_EXERCISE REQUIREMENTS_
Below this line is a listing that includes pictures. Copy exactly, and only, the lines from the one containing "Emit a LaTeX" through the one containing "(25.36,12.04) -- (25.36,0);"; the pictures do not go in the copy.

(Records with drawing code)
*-*-*
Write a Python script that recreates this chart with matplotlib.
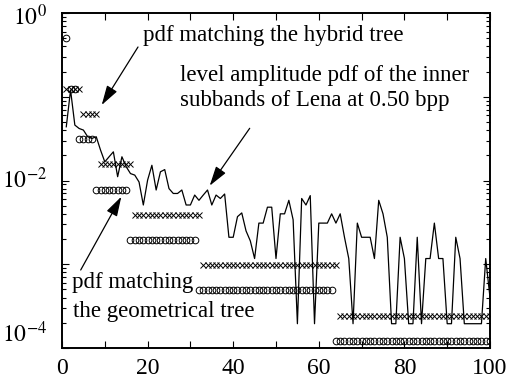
import matplotlib
matplotlib.use("Agg")
import matplotlib.pyplot as plt
import matplotlib.transforms as mtrans
from matplotlib.ticker import FixedLocator, LogLocator, NullFormatter

# ---------------- data ----------------
amplitude = list(range(1, 101))
pdf_lena = [
    0.0438, 0.120, 0.0459, 0.0418, 0.0400, 0.0333, 0.0318, 0.0333, 0.0231, 0.0167,
    0.0192, 0.0220, 0.0111, 0.0192, 0.0146, 0.0121, 0.0116, 0.0096, 0.0051, 0.0101,
    0.0152, 0.0077, 0.0127, 0.0135, 0.0080, 0.0070, 0.0070, 0.0077, 0.0051, 0.0051,
    0.0067, 0.0058, 0.0067, 0.0077, 0.0051, 0.0067, 0.0061, 0.0069, 0.0021, 0.0021,
    0.0037, 0.0041, 0.0025, 0.0019, 0.00117, 0.0031, 0.0031, 0.0048, 0.0048, 0.00117,
    0.0040, 0.0040, 0.0058, 0.0034, 0.000195, 0.0061, 0.0051, 0.0066, 0.000195, 0.0031,
    0.0031, 0.0031, 0.0040, 0.0031, 0.0040, 0.0021, 0.00117, 0.000195, 0.0031, 0.0021,
    0.0021, 0.0021, 0.00117, 0.0058, 0.0040, 0.0021, 0.000195, 0.000195, 0.0021, 0.00117,
    0.000195, 0.000195, 0.0021, 0.000195, 0.00117, 0.00117, 0.0031, 0.00117, 0.00117, 0.000195,
    0.000195, 0.0021, 0.00117, 0.000195, 0.000195, 0.000195, 0.000195, 0.000195, 0.00117, 0.0004,
]

# piecewise-constant model pdfs: (first amplitude, last amplitude, level)
hybrid_start = [1, 5, 9, 17, 33, 65]
hybrid_end = [4, 8, 16, 32, 64, 100]
hybrid_level = [0.125, 0.0625, 0.0156, 0.0039, 0.00098, 0.000244]

geo_start = [1, 2, 4, 8, 16, 32, 64]
geo_end = [1, 3, 7, 15, 31, 63, 100]
geo_level = [0.5, 0.125, 0.0313, 0.0078, 0.00195, 0.00049, 0.000122]

xtick_labels = ["0", "20", "40", "60", "80", "100"]
ytick_vals = [1e0, 1e-2, 1e-4]
ytick_text = ["$10^{0}$", "$10^{-2}$", "$10^{-4}$"]


def expand(starts, ends, levels):
    xs, ys = [], []
    for s, e, v in zip(starts, ends, levels):
        for a in range(s, e + 1):
            xs.append(a)
            ys.append(v)
    return xs, ys


hx, hy = expand(hybrid_start, hybrid_end, hybrid_level)
gx, gy = expand(geo_start, geo_end, geo_level)

# ---------------- figure ----------------
plt.rcParams["font.family"] = ["Liberation Serif", "DejaVu Serif"]
plt.rcParams["mathtext.fontset"] = "stix"

fig = plt.figure(figsize=(5.27, 3.80), dpi=100)
L, R, T, B = 62, 490, 13, 348
ax = fig.add_axes([L / 527, 1 - B / 380, (R - L) / 527, (B - T) / 380])

ax.plot(amplitude, pdf_lena, color="black", lw=0.9, zorder=3)
ax.plot(hx, hy, linestyle="none", marker="x", ms=4.4, mew=0.7, color="black", zorder=4)
ax.plot(gx, gy, linestyle="none", marker="o", ms=4.8, mew=0.7, mfc="none", mec="black", zorder=4)

ax.set_yscale("log")
ax.set_xlim(0, 100)
ax.set_ylim(1e-4, 1e0)

ax.xaxis.set_major_locator(FixedLocator(list(range(0, 101, 10))))
labels_iter = iter(xtick_labels)
ax.set_xticklabels([next(labels_iter) if v % 20 == 0 else "" for v in range(0, 101, 10)])
ax.yaxis.set_major_locator(FixedLocator([1e0, 1e-1, 1e-2, 1e-3, 1e-4]))
ax.yaxis.set_minor_locator(LogLocator(base=10, subs=range(2, 10)))
ax.yaxis.set_major_formatter(NullFormatter())
ax.yaxis.set_minor_formatter(NullFormatter())
ax.tick_params(which="both", direction="in", top=True, right=True, width=0.8)
ax.tick_params(which="major", length=5, labelsize=17, pad=7)
ax.tick_params(which="minor", length=3)
for sp in ax.spines.values():
    sp.set_linewidth(1.4)

# y labels (placed as text; vertical nudges in pixels)
ytr = ax.get_yaxis_transform()
nudges_px = [-4, 0, 14]
for v, t, dy in zip(ytick_vals, ytick_text, nudges_px):
    ax.text(-0.035, v, t, ha="right", va="center", fontsize=17,
            transform=ytr + mtrans.ScaledTranslation(0, dy / 100, fig.dpi_scale_trans))


def fx(px):
    return (px - L) / (R - L)


def fy(py):
    return (B - py) / (B - T)


tsize = 16.5
ax.text(fx(143), fy(40.5), "pdf matching the hybrid tree", transform=ax.transAxes,
        fontsize=tsize, ha="left", va="baseline")
ax.text(fx(180), fy(81.5), "level amplitude pdf of the inner", transform=ax.transAxes,
        fontsize=tsize, ha="left", va="baseline")
ax.text(fx(180), fy(106), "subbands of Lena at 0.50 bpp", transform=ax.transAxes,
        fontsize=tsize, ha="left", va="baseline")
ax.text(fx(72), fy(288), "pdf matching", transform=ax.transAxes,
        fontsize=tsize, ha="left", va="baseline")
ax.text(fx(73), fy(316.5), "the geometrical tree", transform=ax.transAxes,
        fontsize=tsize, ha="left", va="baseline")

arrow = dict(arrowstyle="-|>,head_length=1.0,head_width=0.3", lw=0.9, color="black",
             shrinkA=0, shrinkB=0, mutation_scale=12)
ax.annotate("", xy=(fx(101.7), fy(105)), xytext=(fx(138), fy(47)),
            xycoords="axes fraction", textcoords="axes fraction", arrowprops=arrow)
ax.annotate("", xy=(fx(209.7), fy(185.7)), xytext=(fx(249.7), fy(128.3)),
            xycoords="axes fraction", textcoords="axes fraction", arrowprops=arrow)
ax.annotate("", xy=(fx(121.3), fy(196.7)), xytext=(fx(80.7), fy(270)),
            xycoords="axes fraction", textcoords="axes fraction", arrowprops=arrow)

fig.savefig("out.png", dpi=100)
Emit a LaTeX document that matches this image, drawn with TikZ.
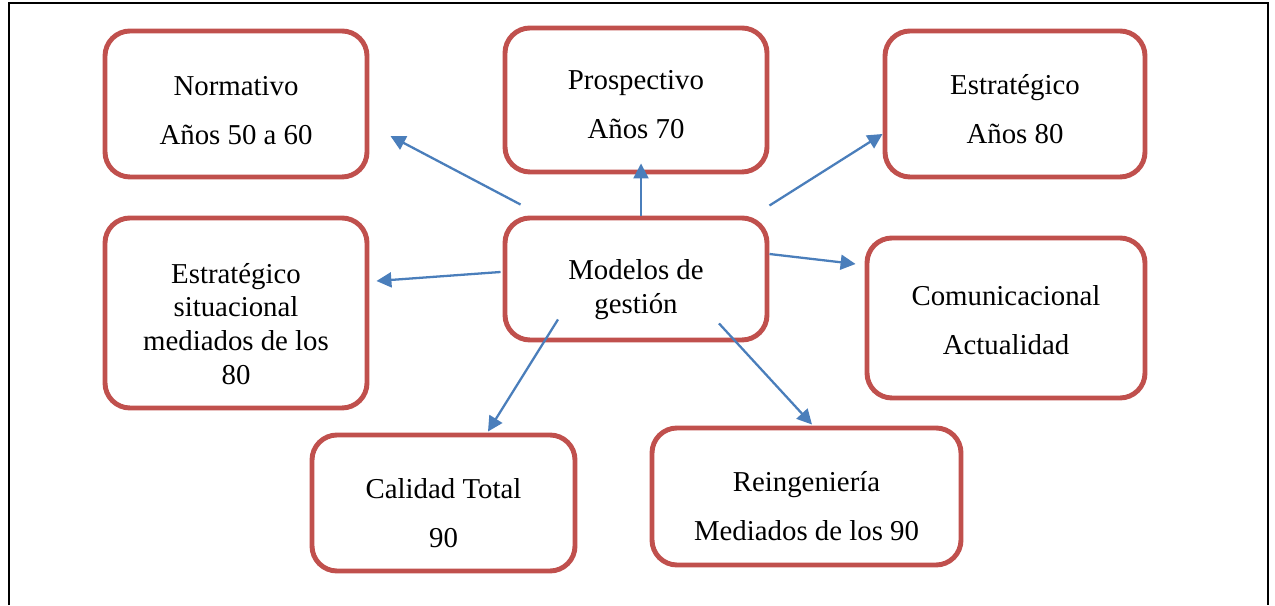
\documentclass[tikz,border=0pt]{standalone}
\usepackage{fontspec}
\setmainfont{Liberation Serif}
\usepackage{xcolor}
\usetikzlibrary{shapes,arrows,positioning,calc,arrows.meta}
\definecolor{cajared}{HTML}{C0504D}
\definecolor{flechablue}{HTML}{4A7EBB}

\begin{document}
\begin{tikzpicture}[
    caja/.style={draw=cajared, line width=2.8pt, rounded corners=0.5cm, inner sep=0pt},
    txt/.style={align=center, inner sep=0pt, font=\fontsize{16.4}{19.3}\selectfont},
    flecha/.style={draw=flechablue, line width=1.3pt, -{Triangle[length=8.5pt,width=8.5pt]}}]
    \useasboundingbox (0,0) rectangle (25.5,12.1);
    \draw[line width=1.1pt] (0.18,0) -- (0.18,12.04) -- (25.36,12.04) -- (25.36,0);

    \node[caja, minimum width=5.24cm, minimum height=2.92cm,
        label={[txt, yshift=-0.14cm]center:{Normativo\\[8.5pt]Años 50 a 60}}] (norm) at (4.72,10.02) {};
    \node[caja, minimum width=5.24cm, minimum height=2.88cm,
        label={[txt, yshift=-0.1cm]center:{Prospectivo\\[8.5pt]Años 70}}] (prosp) at (12.72,10.10) {};
    \node[caja, minimum width=5.2cm, minimum height=2.92cm,
        label={[txt, yshift=-0.1cm]center:{Estratégico\\[8.5pt]Años 80}}] (estr) at (20.30,10.02) {};
    \node[caja, minimum width=5.24cm, minimum height=3.8cm,
        label={[txt, yshift=-0.22cm]center:{Estratégico\\situacional\\mediados de los\\80}}] (situ) at (4.72,5.84) {};
    \node[caja, minimum width=5.24cm, minimum height=2.44cm,
        label={[txt, yshift=-0.22cm]center:{Modelos de\\gestión}}] (mod) at (12.72,6.52) {};
    \node[caja, minimum width=5.56cm, minimum height=3.2cm,
        label={[txt, yshift=-0.04cm]center:{Comunicacional\\[8.5pt]Actualidad}}] (com) at (20.12,5.74) {};
    \node[caja, minimum width=5.26cm, minimum height=2.72cm,
        label={[txt, yshift=-0.2cm]center:{Calidad Total\\[8.5pt]90}}] (cal) at (8.87,2.04) {};
    \node[caja, minimum width=6.18cm, minimum height=2.74cm,
        label={[txt, yshift=-0.19cm]center:{Reingeniería\\[8.5pt]Mediados de los 90}}] (rein) at (16.13,2.17) {};

    \draw[flecha] ($(mod.north west)+(0.36,0.22)$) -- ($(norm.east)+(0.42,-0.64)$);
    \draw[flecha] ($(mod.north)+(0.1,0)$) -- ($(prosp.south)+(0.1,0.22)$);
    \draw[flecha] ($(mod.north east)+(0,0.2)$) -- ($(estr.west)+(0,-0.6)$);
    \draw[flecha] ($(mod.west)+(-0.04,0.14)$) -- ($(situ.east)+(0.14,0.64)$);
    \draw[flecha] ($(mod.east)+(0,0.5)$) -- ($(com.west)+(-0.18,1.08)$);
    \draw[flecha] ($(mod.south)+(-1.56,0.46)$) -- ($(cal.north)+(0.89,0.02)$);
    \draw[flecha] ($(mod.south)+(1.66,0.38)$) -- ($(rein.north)+(0.11,0.02)$);
\end{tikzpicture}
\end{document}
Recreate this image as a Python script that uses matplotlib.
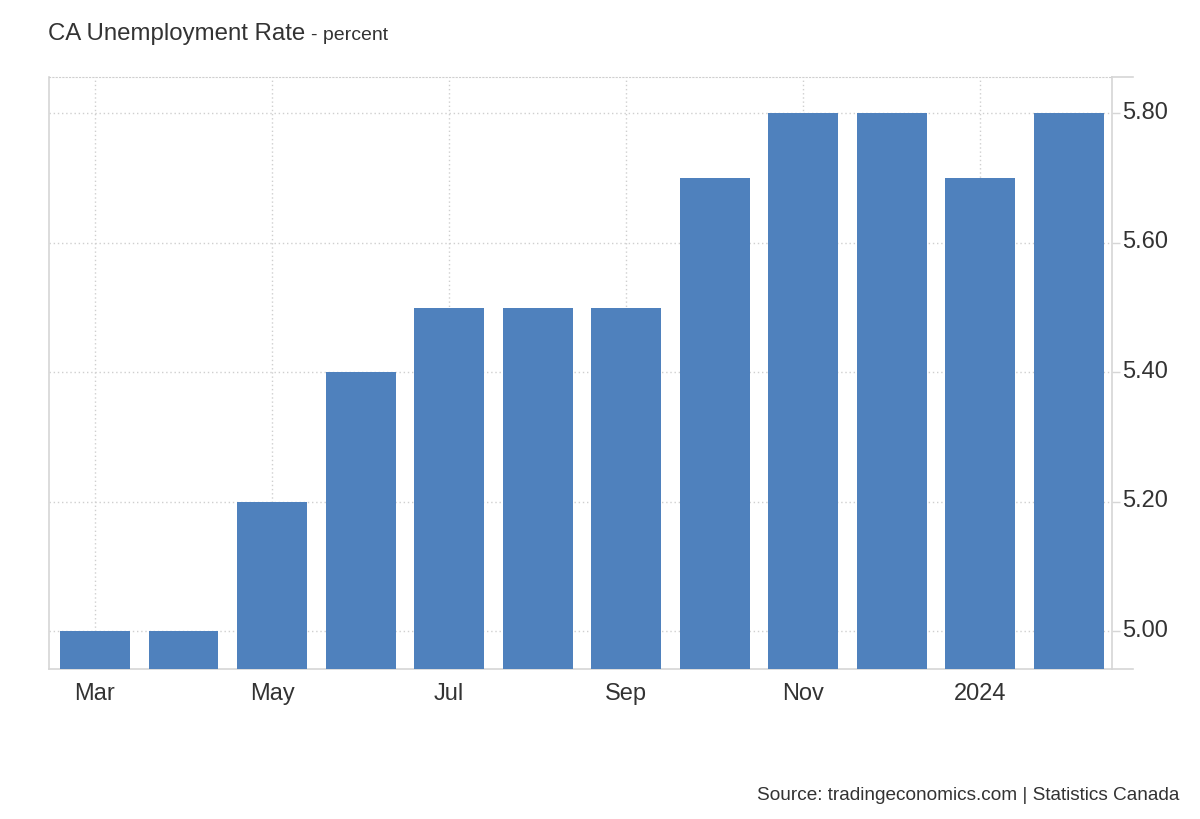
*-*-*
_SOLUTION BELOW_
Emit a LaTeX document that matches this image, drawn with TikZ.
\documentclass[tikz,border=0pt]{standalone}
\usepackage{fontspec}
\setmainfont{Liberation Serif}
\usepackage{xcolor}
\usetikzlibrary{shapes,arrows,positioning,calc,arrows.meta}
\definecolor{cajared}{HTML}{C0504D}
\definecolor{flechablue}{HTML}{4A7EBB}

\begin{document}
\begin{tikzpicture}[
    caja/.style={draw=cajared, line width=2.8pt, rounded corners=0.5cm, inner sep=0pt},
    txt/.style={align=center, inner sep=0pt, font=\fontsize{16.4}{19.3}\selectfont},
    flecha/.style={draw=flechablue, line width=1.3pt, -{Triangle[length=8.5pt,width=8.5pt]}}]
    \useasboundingbox (0,0) rectangle (25.5,12.1);
    \draw[line width=1.1pt] (0.18,0) -- (0.18,12.04) -- (25.36,12.04) -- (25.36,0);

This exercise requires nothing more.